— BEGIN DATASET —

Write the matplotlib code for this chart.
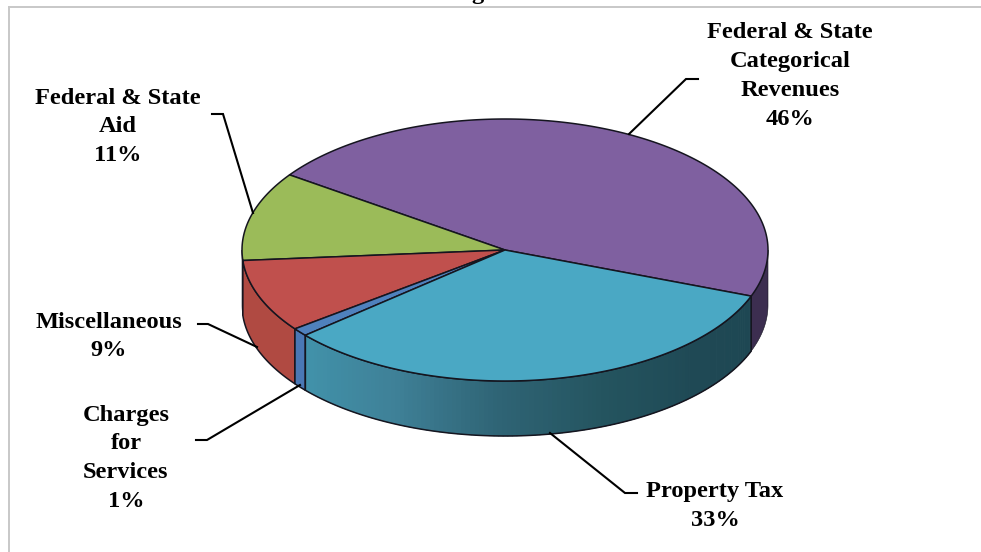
import numpy as np
import matplotlib
matplotlib.use("Agg")
from matplotlib import pyplot as plt
from matplotlib.colors import LinearSegmentedColormap

# budget shares, counter-clockwise from the purple slice
names = ["Federal & State\nCategorical\nRevenues", "Federal & State\nAid", "Miscellaneous",
         "Charges\nfor\nServices", "Property Tax"]
shares = [46, 11, 9, 1, 33]
tops = ["#7f60a0", "#9bbb59", "#c0504d", "#4f81bd", "#4aa8c4"]
sides = ["#3c2e50", "#7c9647", "#b04a42", "#4a78b5", "#2e6a7c"]

# label centre x, first line y, and leader line for each slice
label_x = [790, 118, 109, 126, 715]
label_y = [33, 98, 322, 415, 492]
leaders = [
    [(629, 134), (686, 79), (698, 79)],
    [(253, 213), (223, 114), (212, 114)],
    [(257, 347), (208, 324), (198, 324)],
    [(300, 385), (207, 440), (196, 440)],
    [(550, 433), (625, 493), (637, 493)],
]

cx, cy, rx, ry, depth = 505, 250, 263, 131, 55
start = -20.6
line_color = "#15151f"

teal_wall = LinearSegmentedColormap.from_list(
    "teal_wall", ["#4192aa", "#3f8198", "#2f6475", "#24545f", "#1f4955", "#1e4753"])


def ellipse(a, drop=0):
    a = np.radians(a)
    return cx + rx * np.cos(a), cy - ry * np.sin(a) + drop


def wall_outline(lo, hi):
    arc = np.linspace(lo, hi, 120)
    xs, ys = ellipse(arc)
    xb, yb = ellipse(arc[::-1], depth)
    return np.r_[xs, xb], np.r_[ys, yb]


fig = plt.figure(figsize=(9.81, 5.52), dpi=100)
ax = fig.add_axes([0, 0, 1, 1])
ax.set_xlim(0, 981)
ax.set_ylim(552, 0)
ax.axis("off")

# frame
ax.plot([9, 9], [552, 7], color="#c8c8c8", lw=1.4, zorder=1)
ax.plot([9, 981], [7, 7], color="#c8c8c8", lw=1.4, zorder=1)

edges = start + np.cumsum([0] + shares) * 3.6

# outer walls, only the part facing down is visible
for i in range(len(shares)):
    a0, a1 = edges[i], edges[i + 1]
    # a slice crossing 0 degrees shows its wall on the negative side
    if a0 < 0:
        lo, hi = a0, min(a1, 0)
    else:
        lo, hi = max(a0, 180), min(a1, 360)
    if lo >= hi:
        continue
    if names[i] == "Property Tax":
        steps = np.linspace(lo, hi, 120)
        for s0, s1 in zip(steps[:-1], steps[1:]):
            xs, ys = wall_outline(s0, s1 + 0.2)
            shade = teal_wall((s0 - lo) / (hi - lo))
            ax.fill(xs, ys, facecolor=shade, edgecolor=shade, lw=0.4, zorder=2)
        xs, ys = wall_outline(lo, hi)
        ax.fill(xs, ys, facecolor="none", edgecolor=line_color, lw=1.1, zorder=3)
    else:
        # the sliver at the far left is only a pixel wide, a full outline turns it black
        xs, ys = wall_outline(lo, hi)
        ax.fill(xs, ys, facecolor=sides[i], edgecolor=line_color, lw=0.4 if hi < 186 else 1.1, zorder=3)

# top face
for i in range(len(shares)):
    arc = np.linspace(edges[i], edges[i + 1], 160)
    xs, ys = ellipse(arc)
    ax.fill(np.r_[cx, xs], np.r_[cy, ys], facecolor=tops[i], edgecolor=line_color, lw=1.1,
            joinstyle="round", zorder=4)

for i in range(len(shares)):
    pts = np.array(leaders[i])
    ax.plot(pts[:, 0], pts[:, 1], color="black", lw=1.5, solid_joinstyle="miter", zorder=5)
    text = names[i] + "\n" + str(shares[i]) + "%"
    for j, line in enumerate(text.split("\n")):
        ax.text(label_x[i], label_y[i] + j * 28.8, line, ha="center", va="center",
                family="Liberation Serif", weight="bold", fontsize=17.6, color="black", zorder=6)

# title sits above the top edge, only its descender stays on the canvas
ax.text(478, -1.5, "g", ha="center", va="baseline", family="Liberation Serif", weight="bold",
        fontsize=17.6, color="black", clip_on=True)

fig.savefig("out.png", dpi=100)
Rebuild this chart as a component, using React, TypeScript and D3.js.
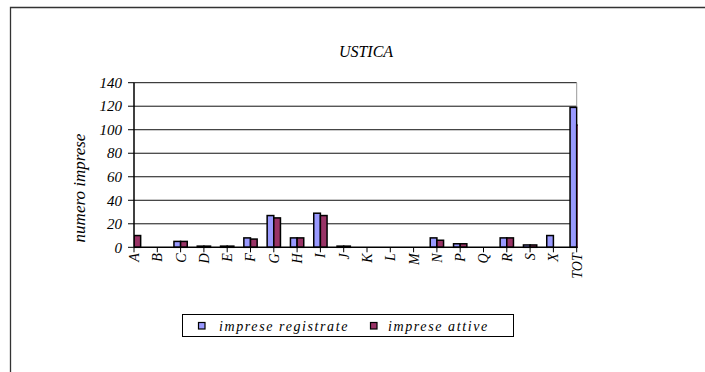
import React from "react";
import * as d3 from "d3";

const categories = ["A", "B", "C", "D", "E", "F", "G", "H", "I", "J", "K", "L", "M", "N", "P", "Q", "R", "S", "X", "TOT"];
const registrate = [8, 0, 5, 1, 1, 8, 27, 8, 29, 1, 0, 0, 0, 8, 3, 0, 8, 2, 10, 119];
const attive = [10, 0, 5, 1, 1, 7, 25, 8, 27, 1, 0, 0, 0, 6, 3, 0, 8, 2, 0, 104];
const yTicks = [0, 20, 40, 60, 80, 100, 120, 140];
const seriesNames = ["imprese registrate", "imprese attive"];
const colors = ["#9999FF", "#993366"];

const FONT = "Liberation Serif, Times New Roman, DejaVu Serif, serif";
const ts: React.CSSProperties = { fontFamily: FONT, fontStyle: "italic" };

export default function App() {
  const W = 705, H = 372;
  const left = 134, right = 576.7, top = 82.7, bottom = 247.3;
  const x = d3.scalePoint<string>().domain(categories).range([left, right]);
  const y = d3.scaleLinear().domain([0, 140]).range([bottom, top]);
  const step = x.step();
  const bw = step / 3.5;

  return (
    <div style={{ position: "absolute", left: 0, top: 0 }}>
      <svg width={W} height={H} style={{ display: "block", fontFamily: FONT }}>
        <rect x={0} y={0} width={W} height={H} fill="#fff" />
        <path d={`M10.5,${H} V7.5 H${W}`} fill="none" stroke="#333" strokeWidth={1.3} />
        <text x={366} y={56.5} textAnchor="middle" fontSize={16} style={ts}>USTICA</text>
        {yTicks.filter((t) => t > 0).map((t) => (
          <line key={t} x1={left} x2={right} y1={y(t)} y2={y(t)} stroke="#111" strokeWidth={1} />
        ))}
        <line x1={right} x2={right} y1={top} y2={bottom} stroke="#999" strokeWidth={1} />
        <defs>
          <clipPath id="plotclip">
            <rect x={left} y={top - 2} width={right - left + 1} height={bottom - top + 4} />
          </clipPath>
        </defs>
        <g clipPath="url(#plotclip)">
          {categories.map((c, i) => {
            const cx = x(c) as number;
            const vals = [registrate[i], attive[i]];
            return vals.map((v, s) =>
              v > 0 ? (
                <rect
                  key={c + s}
                  x={cx - bw + s * bw}
                  y={y(v)}
                  width={bw}
                  height={bottom - y(v)}
                  fill={colors[s]}
                  stroke="#000"
                  strokeWidth={1.5}
                />
              ) : null
            );
          })}
        </g>
        <line x1={left} x2={left} y1={top} y2={bottom} stroke="#000" strokeWidth={1.5} />
        <line x1={left} x2={right} y1={bottom} y2={bottom} stroke="#000" strokeWidth={1.5} />
        {yTicks.map((t) => (
          <g key={t}>
            <line x1={left - 6} x2={left} y1={y(t)} y2={y(t)} stroke="#000" strokeWidth={1} />
            <text x={122} y={y(t)} dy="0.35em" textAnchor="end" fontSize={15} style={ts}>{t}</text>
          </g>
        ))}
        {categories.map((c) => {
          const cx = x(c) as number;
          return (
            <g key={c}>
              <line x1={cx} x2={cx} y1={bottom} y2={bottom + 5} stroke="#000" strokeWidth={1} />
              <text
                transform={`translate(${cx},${bottom + 6}) rotate(-90)`}
                dy="0.35em"
                textAnchor="end"
                fontSize={14}
                style={ts}
              >
                {c}
              </text>
            </g>
          );
        })}
        <text
          transform={`translate(85,188) rotate(-90)`}
          textAnchor="middle"
          fontSize={17}
          style={ts}
        >
          numero imprese
        </text>
        <rect x={182.5} y={314.5} width={331} height={22} fill="#fff" stroke="#000" strokeWidth={1} />
        {seriesNames.map((n, s) => {
          const sx = [198.5, 370.5][s];
          const tx = [219, 388][s];
          return (
            <g key={n}>
              <rect x={sx} y={322.5} width={6.5} height={6.5} fill={colors[s]} stroke="#000" strokeWidth={1.2} />
              <text x={tx} y={330.5} fontSize={14} letterSpacing={1.6} style={ts}>{n}</text>
            </g>
          );
        })}
      </svg>
    </div>
  );
}
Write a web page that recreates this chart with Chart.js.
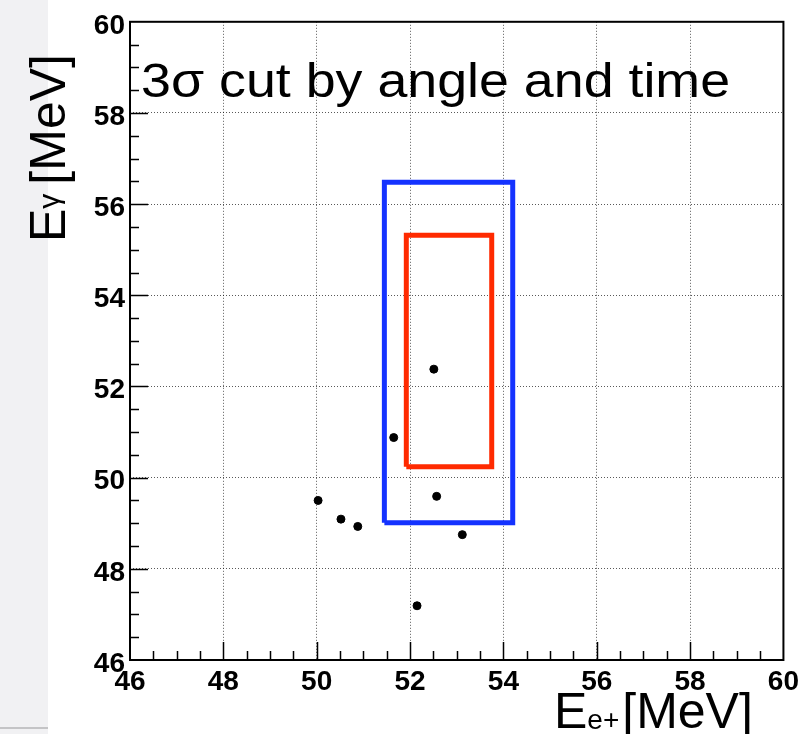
<!DOCTYPE html>
<html>
<head>
<meta charset="utf-8">
<script src="https://cdn.jsdelivr.net/npm/chart.js@4.4.1/dist/chart.umd.min.js"></script>
<style>
  html, body { margin: 0; padding: 0; background: #fff; }
  #wrap { position: relative; width: 804px; height: 734px; }
</style>
</head>
<body>
<div id="wrap"><canvas id="cutChart"></canvas></div>
<script>
// candidate events (E_e+ , E_gamma) in MeV
const eePos   = [52.51, 51.65, 52.57, 50.03, 50.52, 50.88, 53.12, 52.15];
const eGamma  = [52.38, 50.88, 49.59, 49.50, 49.09, 48.93, 48.75, 47.19];

// signal boxes [min, max]
const blueBoxX = [51.45, 54.20];
const blueBoxY = [49.01, 56.48];
const redBoxX  = [51.92, 53.75];
const redBoxY  = [50.24, 55.32];

// axis range and ticks
const axisMin = 46;
const axisMax = 60;
const majorStep = 2;
const minorStep = 0.5;

const titleText = '3σ cut by angle and time';

function boxPath(bx, by) {
  return [
    {x: bx[0], y: by[0]}, {x: bx[1], y: by[0]},
    {x: bx[1], y: by[1]}, {x: bx[0], y: by[1]},
    {x: bx[0], y: by[0]}
  ];
}

const points = eePos.map((x, i) => ({x: x, y: eGamma[i]}));

// light slide strip at the left edge
const backdrop = {
  id: 'backdrop',
  beforeDraw(chart) {
    const ctx = chart.ctx;
    ctx.save();
    ctx.fillStyle = '#f1f1f3';
    ctx.fillRect(0, 0, 48, chart.height);
    ctx.fillStyle = '#c4c4c6';
    ctx.fillRect(0, 727, 48, 2);
    ctx.restore();
  }
};

// ROOT style frame with inward tick marks + axis titles
const frameAndTitles = {
  id: 'frameAndTitles',
  afterDraw(chart) {
    const ctx = chart.ctx;
    const area = chart.chartArea;
    const xs = chart.scales.x;
    const ys = chart.scales.y;
    ctx.save();
    ctx.strokeStyle = '#000';
    ctx.lineWidth = 2;
    ctx.strokeRect(area.left, area.top, area.right - area.left, area.bottom - area.top);

    ctx.lineWidth = 1.5;
    ctx.beginPath();
    for (let v = axisMin + minorStep; v < axisMax; v += minorStep) {
      const len = (Math.abs(v % majorStep) < 1e-6) ? 18 : 9;
      const px = Math.round(xs.getPixelForValue(v)) + 0.5;
      ctx.moveTo(px, area.bottom);
      ctx.lineTo(px, area.bottom - len);
      const py = Math.round(ys.getPixelForValue(v)) + 0.5;
      ctx.moveTo(area.left, py);
      ctx.lineTo(area.left + len, py);
    }
    ctx.stroke();

    ctx.fillStyle = '#000';
    ctx.textBaseline = 'alphabetic';
    ctx.textAlign = 'left';

    // plot title (slightly wide, like the slide)
    ctx.save();
    ctx.translate(141, 97);
    ctx.scale(1.12, 1);
    ctx.font = '48px "Liberation Sans", Arial, sans-serif';
    ctx.fillText(titleText, 0, 0);
    ctx.restore();

    // x axis title  E_e+ [MeV]
    let x = 554;
    ctx.font = '50px "Liberation Sans", Arial, sans-serif';
    ctx.fillText('E', x, 728);
    x += ctx.measureText('E').width;
    ctx.font = '28px "Liberation Sans", Arial, sans-serif';
    ctx.fillText('e+', x, 729);
    x += ctx.measureText('e+').width + 3;
    ctx.font = '50px "Liberation Sans", Arial, sans-serif';
    ctx.fillText('[MeV]', x, 728);

    // y axis title  E_gamma [MeV], rotated
    ctx.translate(65, 242);
    ctx.rotate(-Math.PI / 2);
    let t = 0;
    ctx.font = '50px "Liberation Sans", Arial, sans-serif';
    ctx.fillText('E', t, 0);
    t += ctx.measureText('E').width;
    ctx.font = '30px "Liberation Sans", Arial, sans-serif';
    ctx.fillText('γ', t, -6);
    t += ctx.measureText('γ').width + 9;
    ctx.font = '50px "Liberation Sans", Arial, sans-serif';
    ctx.fillText('[MeV]', t, 0);
    ctx.restore();
  }
};

const tickFont = { family: '"Liberation Sans", Arial, sans-serif', size: 28, weight: 'bold' };

function axisOpts(isX) {
  return {
    type: 'linear',
    min: axisMin,
    max: axisMax,
    ticks: {
      stepSize: majorStep,
      color: '#000',
      font: tickFont,
      padding: isX ? 5 : 5,
      labelOffset: isX ? 0 : 4,
      maxRotation: 0,
      autoSkip: false
    },
    grid: {
      color: 'rgba(0,0,0,0.65)',
      lineWidth: 1,
      drawTicks: false
    },
    border: {
      display: false,
      dash: [1, 2]
    },
    afterFit: function(scale) {
      if (isX) scale.height = 74;
      else scale.width = 130;
    }
  };
}

new Chart(document.getElementById('cutChart'), {
  type: 'scatter',
  data: {
    datasets: [
      {
        label: 'events',
        data: points,
        backgroundColor: '#000',
        borderColor: '#000',
        pointRadius: 4,
        pointHoverRadius: 4
      },
      {
        label: 'blue box',
        data: boxPath(blueBoxX, blueBoxY),
        showLine: true,
        borderColor: '#1432ff',
        borderWidth: 5,
        borderJoinStyle: 'miter',
        pointRadius: 0,
        fill: false
      },
      {
        label: 'red box',
        data: boxPath(redBoxX, redBoxY),
        showLine: true,
        borderColor: '#ff2a00',
        borderWidth: 5,
        borderJoinStyle: 'miter',
        pointRadius: 0,
        fill: false
      }
    ]
  },
  options: {
    responsive: true,
    maintainAspectRatio: false,
    animation: false,
    layout: { padding: { top: 20, right: 20, left: 0, bottom: 0 } },
    plugins: {
      legend: { display: false },
      tooltip: { enabled: false }
    },
    scales: {
      x: axisOpts(true),
      y: axisOpts(false)
    }
  },
  plugins: [backdrop, frameAndTitles]
});
</script>
</body>
</html>
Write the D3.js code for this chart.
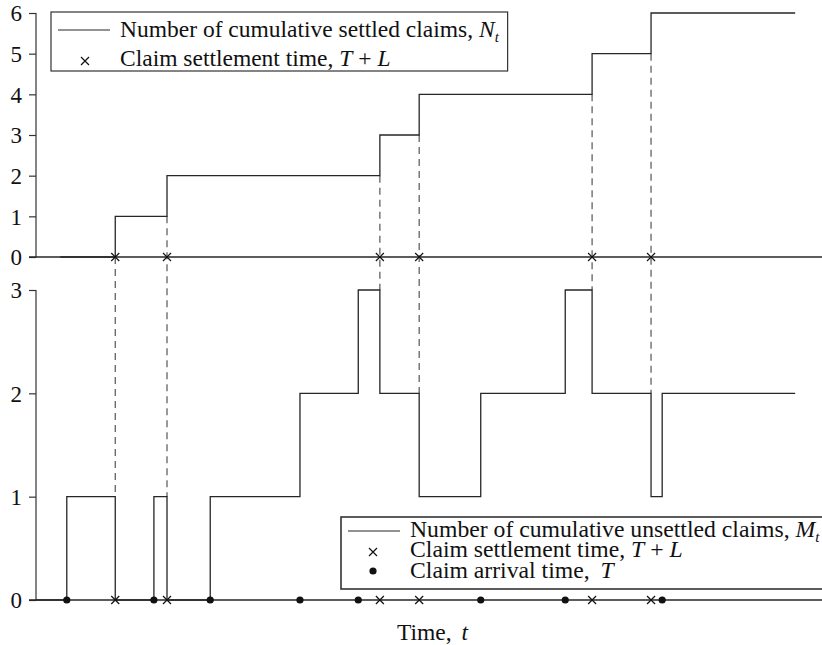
<!DOCTYPE html>
<html><head><meta charset="utf-8">
<script src="https://cdn.jsdelivr.net/npm/d3@7"></script>
<style>body{margin:0;background:#fff}svg{display:block}text{font-family:"Liberation Serif","Times New Roman",serif;fill:#111}</style>
</head><body><div id="chart"></div>
<script>
// Data (time units)
const arrivalTimes = [0.47, 1.80, 2.66, 4.03, 4.92, 6.79, 8.08, 9.56];
const settlementTimes = [1.21, 2.00, 5.25, 5.85, 8.49, 9.39];
const settledStart = 0.37;
const unsettledStart = 0.0;
const endTime = 11.59;
const topTicks = [0, 1, 2, 3, 4, 5, 6];
const bottomTicks = [0, 1, 2, 3];
const xLabel = "Time, ";

const W = 822, H = 645;
const svg = d3.select("#chart").append("svg").attr("width", W).attr("height", H);
const x = d3.scaleLinear().domain([0, 12]).range([36, 822]);
const yTop = d3.scaleLinear().domain([0, 6]).range([257, 13]);
const yBot = d3.scaleLinear().domain([0, 3]).range([600, 290]);
const ink = "#262626";

// step values
const Nat = t => settlementTimes.filter(s => s <= t).length;
const Mat = t => arrivalTimes.filter(a => a <= t).length - Nat(t);
const events = [...arrivalTimes, ...settlementTimes].sort((a, b) => a - b);
const nPts = [[settledStart, 0], ...settlementTimes.map(s => [s, Nat(s)]), [endTime, Nat(endTime)]];
const mPts = [[unsettledStart, 0], ...events.map(e => [e, Mat(e)]), [endTime, Mat(endTime)]];

function axisPanel(y, ticks) {
  const g = svg.append("g").attr("transform", `translate(${x(0)},0)`);
  g.call(d3.axisLeft(y).tickValues(ticks).tickSize(7).tickPadding(7).tickFormat(d3.format("d")));
  g.select(".domain").attr("d", `M0,${y.range()[0]}V${y.range()[1]}`).attr("stroke", "#333").attr("stroke-width", 1.2);
  g.selectAll(".tick line").attr("stroke", "#333").attr("stroke-width", 1.2);
  g.selectAll(".tick text").style("font-family", '"Liberation Serif",serif').style("font-size", "23px").attr("fill", "#111").attr("dy", "0.34em");
  // zero baseline
  svg.append("line").attr("x1", x(0) - 7).attr("x2", W).attr("y1", y(0)).attr("y2", y(0))
    .attr("stroke", ink).attr("stroke-width", 1.3);
}
axisPanel(yTop, topTicks);
axisPanel(yBot, bottomTicks);

// dashed connectors
settlementTimes.forEach(s => {
  const nBefore = Nat(s) - 1;
  const mBefore = Mat(s) + 1;
  svg.append("line").attr("x1", x(s)).attr("x2", x(s))
    .attr("y1", yTop(nBefore)).attr("y2", yBot(mBefore))
    .attr("stroke", "#555").attr("stroke-width", 1.2).attr("stroke-dasharray", "7,5");
});

const line = y => d3.line().x(d => x(d[0])).y(d => y(d[1])).curve(d3.curveStepAfter);
svg.append("path").attr("d", line(yTop)(nPts)).attr("fill", "none").attr("stroke", ink).attr("stroke-width", 1.3);
svg.append("path").attr("d", line(yBot)(mPts)).attr("fill", "none").attr("stroke", ink).attr("stroke-width", 1.3);

function cross(g, cx, cy, r) {
  g.append("path").attr("d", `M${cx - r},${cy - r}L${cx + r},${cy + r}M${cx - r},${cy + r}L${cx + r},${cy - r}`)
    .attr("stroke", "#111").attr("stroke-width", 1.2);
}
settlementTimes.forEach(s => { cross(svg, x(s), yTop(0), 4); cross(svg, x(s), yBot(0), 4); });
arrivalTimes.forEach(a => svg.append("circle").attr("cx", x(a)).attr("cy", yBot(0)).attr("r", 3.6).attr("fill", "#111"));

// top legend
const lg1 = svg.append("g");
const box1 = lg1.append("rect").attr("x", 51).attr("y", 12).attr("height", 59).attr("fill", "#fff").attr("stroke", "#333").attr("stroke-width", 1.2);
lg1.append("line").attr("x1", 58).attr("x2", 110).attr("y1", 30).attr("y2", 30).attr("stroke", ink).attr("stroke-width", 1.2);
const t1 = lg1.append("text").attr("x", 120).attr("y", 37).style("font-size", "23.5px");
t1.append("tspan").text("Number of cumulative settled claims, ");
t1.append("tspan").attr("font-style", "italic").text("N");
t1.append("tspan").attr("font-style", "italic").attr("dy", 5).style("font-size", "15px").text("t");
cross(lg1, 85, 61, 4);
const t2 = lg1.append("text").attr("x", 120).attr("y", 66).style("font-size", "23.5px");
t2.append("tspan").text("Claim settlement time, ");
t2.append("tspan").attr("font-style", "italic").text("T");
t2.append("tspan").text(" + ");
t2.append("tspan").attr("font-style", "italic").text("L");
const bb = t1.node().getBBox();
box1.attr("width", bb.x + bb.width + 8 - 51);

// bottom legend
const lg2 = svg.append("g");
lg2.append("rect").attr("x", 341).attr("y", 517).attr("width", 500).attr("height", 72).attr("fill", "#fff").attr("stroke", "#333").attr("stroke-width", 1.6);
lg2.append("line").attr("x1", 348).attr("x2", 400).attr("y1", 531).attr("y2", 531).attr("stroke", ink).attr("stroke-width", 1.2);
const t3 = lg2.append("text").attr("x", 410).attr("y", 537).style("font-size", "23.7px");
t3.append("tspan").text("Number of cumulative unsettled claims, ");
t3.append("tspan").attr("font-style", "italic").text("M");
t3.append("tspan").attr("font-style", "italic").attr("dy", 5).style("font-size", "15px").text("t");
cross(lg2, 373, 552, 4);
const t4 = lg2.append("text").attr("x", 410).attr("y", 557).style("font-size", "23.7px");
t4.append("tspan").text("Claim settlement time, ");
t4.append("tspan").attr("font-style", "italic").text("T");
t4.append("tspan").text(" + ");
t4.append("tspan").attr("font-style", "italic").text("L");
lg2.append("circle").attr("cx", 373).attr("cy", 571).attr("r", 3.6).attr("fill", "#111");
const t5 = lg2.append("text").attr("x", 410).attr("y", 578).style("font-size", "23.7px");
t5.append("tspan").text("Claim arrival time, ");
t5.append("tspan").attr("font-style", "italic").attr("dx", 5).text("T");

// x label
const xl = svg.append("text").attr("x", 397).attr("y", 640).style("font-size", "23.5px");
xl.append("tspan").text(xLabel);
xl.append("tspan").attr("font-style", "italic").attr("dx", 4).text("t");
</script></body></html>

— END DATASET —

● **STATED EXERCISE**
Pictures do not belong in the copy. Reproduce exactly the lines from the one with "Rebuild this chart" to the one with "const bw = step / 3.5;", both lines included.

● **RESPONSE BELOW**
Rebuild this chart as a component, using React, TypeScript and D3.js.
import React from "react";
import * as d3 from "d3";

const categories = ["A", "B", "C", "D", "E", "F", "G", "H", "I", "J", "K", "L", "M", "N", "P", "Q", "R", "S", "X", "TOT"];
const registrate = [8, 0, 5, 1, 1, 8, 27, 8, 29, 1, 0, 0, 0, 8, 3, 0, 8, 2, 10, 119];
const attive = [10, 0, 5, 1, 1, 7, 25, 8, 27, 1, 0, 0, 0, 6, 3, 0, 8, 2, 0, 104];
const yTicks = [0, 20, 40, 60, 80, 100, 120, 140];
const seriesNames = ["imprese registrate", "imprese attive"];
const colors = ["#9999FF", "#993366"];

const FONT = "Liberation Serif, Times New Roman, DejaVu Serif, serif";
const ts: React.CSSProperties = { fontFamily: FONT, fontStyle: "italic" };

export default function App() {
  const W = 705, H = 372;
  const left = 134, right = 576.7, top = 82.7, bottom = 247.3;
  const x = d3.scalePoint<string>().domain(categories).range([left, right]);
  const y = d3.scaleLinear().domain([0, 140]).range([bottom, top]);
  const step = x.step();
  const bw = step / 3.5;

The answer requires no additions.